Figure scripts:
-- START --

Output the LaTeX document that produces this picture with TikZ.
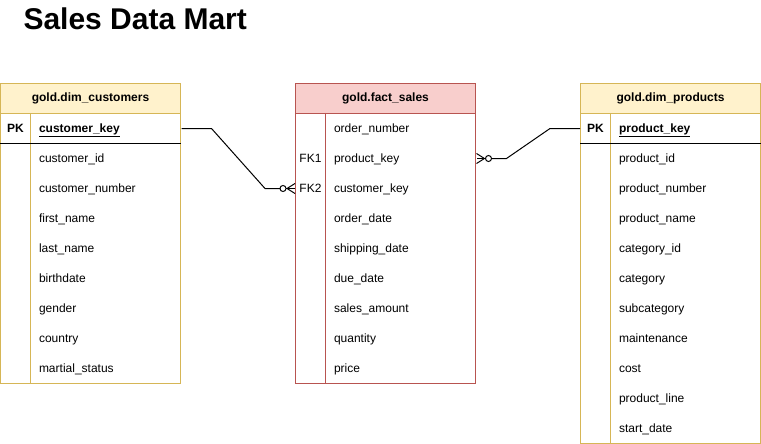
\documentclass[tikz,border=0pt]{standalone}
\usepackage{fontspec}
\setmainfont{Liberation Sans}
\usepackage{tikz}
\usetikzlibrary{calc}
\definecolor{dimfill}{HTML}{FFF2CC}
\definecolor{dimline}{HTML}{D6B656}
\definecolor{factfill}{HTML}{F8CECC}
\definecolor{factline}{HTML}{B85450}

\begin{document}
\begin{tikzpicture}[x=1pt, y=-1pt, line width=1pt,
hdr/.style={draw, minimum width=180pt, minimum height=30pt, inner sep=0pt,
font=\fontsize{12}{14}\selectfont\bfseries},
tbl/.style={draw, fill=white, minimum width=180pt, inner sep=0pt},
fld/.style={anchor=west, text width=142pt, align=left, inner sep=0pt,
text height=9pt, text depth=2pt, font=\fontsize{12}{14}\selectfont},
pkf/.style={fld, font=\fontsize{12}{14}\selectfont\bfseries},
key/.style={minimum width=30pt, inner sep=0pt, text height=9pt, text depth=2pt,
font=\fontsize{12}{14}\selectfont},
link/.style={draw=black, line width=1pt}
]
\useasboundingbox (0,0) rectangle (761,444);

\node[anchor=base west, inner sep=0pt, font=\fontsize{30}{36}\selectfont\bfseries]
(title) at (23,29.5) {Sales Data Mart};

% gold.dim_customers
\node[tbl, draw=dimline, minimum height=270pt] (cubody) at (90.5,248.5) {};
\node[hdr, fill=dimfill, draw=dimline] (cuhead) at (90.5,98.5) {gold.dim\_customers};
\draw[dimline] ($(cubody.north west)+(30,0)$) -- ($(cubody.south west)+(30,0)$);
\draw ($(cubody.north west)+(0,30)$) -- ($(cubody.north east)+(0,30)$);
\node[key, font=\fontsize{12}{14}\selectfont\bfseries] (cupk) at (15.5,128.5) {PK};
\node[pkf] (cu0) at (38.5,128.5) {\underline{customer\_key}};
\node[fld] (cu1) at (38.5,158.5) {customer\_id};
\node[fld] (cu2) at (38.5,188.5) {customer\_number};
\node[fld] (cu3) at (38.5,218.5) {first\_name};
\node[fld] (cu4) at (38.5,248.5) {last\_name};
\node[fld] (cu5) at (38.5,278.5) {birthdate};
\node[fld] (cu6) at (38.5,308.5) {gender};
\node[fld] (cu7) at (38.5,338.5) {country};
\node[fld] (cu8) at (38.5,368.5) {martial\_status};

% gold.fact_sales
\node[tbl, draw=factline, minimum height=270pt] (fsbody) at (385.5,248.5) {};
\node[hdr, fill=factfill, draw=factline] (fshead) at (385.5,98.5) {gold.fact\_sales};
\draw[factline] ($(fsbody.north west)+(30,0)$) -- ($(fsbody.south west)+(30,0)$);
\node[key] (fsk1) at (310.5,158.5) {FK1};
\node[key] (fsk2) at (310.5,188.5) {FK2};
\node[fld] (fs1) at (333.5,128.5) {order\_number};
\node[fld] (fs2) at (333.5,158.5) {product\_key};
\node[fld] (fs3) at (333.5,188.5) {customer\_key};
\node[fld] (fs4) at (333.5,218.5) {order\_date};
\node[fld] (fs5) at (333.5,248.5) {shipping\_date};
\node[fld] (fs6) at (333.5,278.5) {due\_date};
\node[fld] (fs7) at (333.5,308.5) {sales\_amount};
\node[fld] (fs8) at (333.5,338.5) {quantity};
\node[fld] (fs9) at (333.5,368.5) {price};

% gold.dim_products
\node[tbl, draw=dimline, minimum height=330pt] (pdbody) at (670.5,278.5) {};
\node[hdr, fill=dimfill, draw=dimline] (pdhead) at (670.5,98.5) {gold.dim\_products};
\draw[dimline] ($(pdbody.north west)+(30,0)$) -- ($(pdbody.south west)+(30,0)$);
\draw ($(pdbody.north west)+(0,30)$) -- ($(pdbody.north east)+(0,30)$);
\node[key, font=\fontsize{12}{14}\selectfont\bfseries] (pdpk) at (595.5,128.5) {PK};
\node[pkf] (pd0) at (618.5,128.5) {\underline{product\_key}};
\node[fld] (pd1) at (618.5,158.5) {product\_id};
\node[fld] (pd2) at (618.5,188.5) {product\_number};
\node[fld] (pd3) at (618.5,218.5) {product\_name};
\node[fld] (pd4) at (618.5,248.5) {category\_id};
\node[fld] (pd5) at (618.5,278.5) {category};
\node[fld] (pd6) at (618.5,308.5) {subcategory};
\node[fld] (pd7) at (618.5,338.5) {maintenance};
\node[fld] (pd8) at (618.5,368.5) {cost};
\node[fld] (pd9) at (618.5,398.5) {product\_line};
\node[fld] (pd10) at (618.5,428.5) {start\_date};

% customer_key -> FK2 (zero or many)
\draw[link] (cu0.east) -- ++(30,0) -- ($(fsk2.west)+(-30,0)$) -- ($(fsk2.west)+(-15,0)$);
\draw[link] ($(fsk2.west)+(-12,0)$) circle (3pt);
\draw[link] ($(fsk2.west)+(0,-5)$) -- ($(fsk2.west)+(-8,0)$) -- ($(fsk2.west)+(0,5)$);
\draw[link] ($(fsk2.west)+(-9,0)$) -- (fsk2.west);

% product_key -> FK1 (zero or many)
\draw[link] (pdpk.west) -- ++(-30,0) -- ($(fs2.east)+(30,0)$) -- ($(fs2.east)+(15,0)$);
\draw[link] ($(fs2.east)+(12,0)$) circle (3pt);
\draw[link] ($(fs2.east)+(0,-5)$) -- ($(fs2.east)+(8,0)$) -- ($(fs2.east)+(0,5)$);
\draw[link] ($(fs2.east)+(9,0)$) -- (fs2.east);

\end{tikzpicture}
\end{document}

-- END --
-- START --

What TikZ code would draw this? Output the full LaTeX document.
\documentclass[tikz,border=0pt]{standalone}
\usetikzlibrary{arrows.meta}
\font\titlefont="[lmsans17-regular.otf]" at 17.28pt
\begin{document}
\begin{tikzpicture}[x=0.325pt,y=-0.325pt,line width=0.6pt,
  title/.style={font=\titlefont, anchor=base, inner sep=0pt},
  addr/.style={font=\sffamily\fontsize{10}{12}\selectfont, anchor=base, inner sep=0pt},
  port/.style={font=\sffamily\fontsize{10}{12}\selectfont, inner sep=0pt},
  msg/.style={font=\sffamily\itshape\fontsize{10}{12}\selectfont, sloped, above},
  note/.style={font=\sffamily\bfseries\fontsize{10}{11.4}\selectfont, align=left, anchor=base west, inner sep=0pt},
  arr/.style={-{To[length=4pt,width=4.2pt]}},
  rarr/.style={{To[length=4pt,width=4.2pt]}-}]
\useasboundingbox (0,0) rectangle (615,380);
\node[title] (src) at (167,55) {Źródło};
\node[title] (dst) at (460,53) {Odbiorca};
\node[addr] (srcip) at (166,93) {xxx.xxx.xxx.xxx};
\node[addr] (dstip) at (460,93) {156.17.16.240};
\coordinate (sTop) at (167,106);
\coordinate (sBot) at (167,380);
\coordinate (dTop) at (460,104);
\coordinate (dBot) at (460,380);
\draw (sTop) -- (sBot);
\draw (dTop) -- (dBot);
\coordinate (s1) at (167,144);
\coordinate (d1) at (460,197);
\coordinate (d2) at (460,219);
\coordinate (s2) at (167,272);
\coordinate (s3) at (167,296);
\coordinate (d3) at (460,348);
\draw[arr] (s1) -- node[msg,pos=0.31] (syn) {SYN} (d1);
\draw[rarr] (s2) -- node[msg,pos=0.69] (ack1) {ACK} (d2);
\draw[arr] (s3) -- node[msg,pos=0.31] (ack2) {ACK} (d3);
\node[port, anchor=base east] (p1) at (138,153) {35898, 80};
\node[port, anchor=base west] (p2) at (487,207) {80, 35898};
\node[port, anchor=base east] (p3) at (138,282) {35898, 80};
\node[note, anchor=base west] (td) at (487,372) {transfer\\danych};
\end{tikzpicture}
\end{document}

-- END --

== SHORT TASK ==
Above are records with pictures. Reproduce exactly only the lines from the line with "Output the LaTeX" through the line with "(title) at (23,29.5)", both ends included, and leave the pictures out.

== FINAL RESULT ==
Output the LaTeX document that produces this picture with TikZ.
\documentclass[tikz,border=0pt]{standalone}
\usepackage{fontspec}
\setmainfont{Liberation Sans}
\usepackage{tikz}
\usetikzlibrary{calc}
\definecolor{dimfill}{HTML}{FFF2CC}
\definecolor{dimline}{HTML}{D6B656}
\definecolor{factfill}{HTML}{F8CECC}
\definecolor{factline}{HTML}{B85450}

\begin{document}
\begin{tikzpicture}[x=1pt, y=-1pt, line width=1pt,
hdr/.style={draw, minimum width=180pt, minimum height=30pt, inner sep=0pt,
font=\fontsize{12}{14}\selectfont\bfseries},
tbl/.style={draw, fill=white, minimum width=180pt, inner sep=0pt},
fld/.style={anchor=west, text width=142pt, align=left, inner sep=0pt,
text height=9pt, text depth=2pt, font=\fontsize{12}{14}\selectfont},
pkf/.style={fld, font=\fontsize{12}{14}\selectfont\bfseries},
key/.style={minimum width=30pt, inner sep=0pt, text height=9pt, text depth=2pt,
font=\fontsize{12}{14}\selectfont},
link/.style={draw=black, line width=1pt}
]
\useasboundingbox (0,0) rectangle (761,444);

\node[anchor=base west, inner sep=0pt, font=\fontsize{30}{36}\selectfont\bfseries]
(title) at (23,29.5) {Sales Data Mart};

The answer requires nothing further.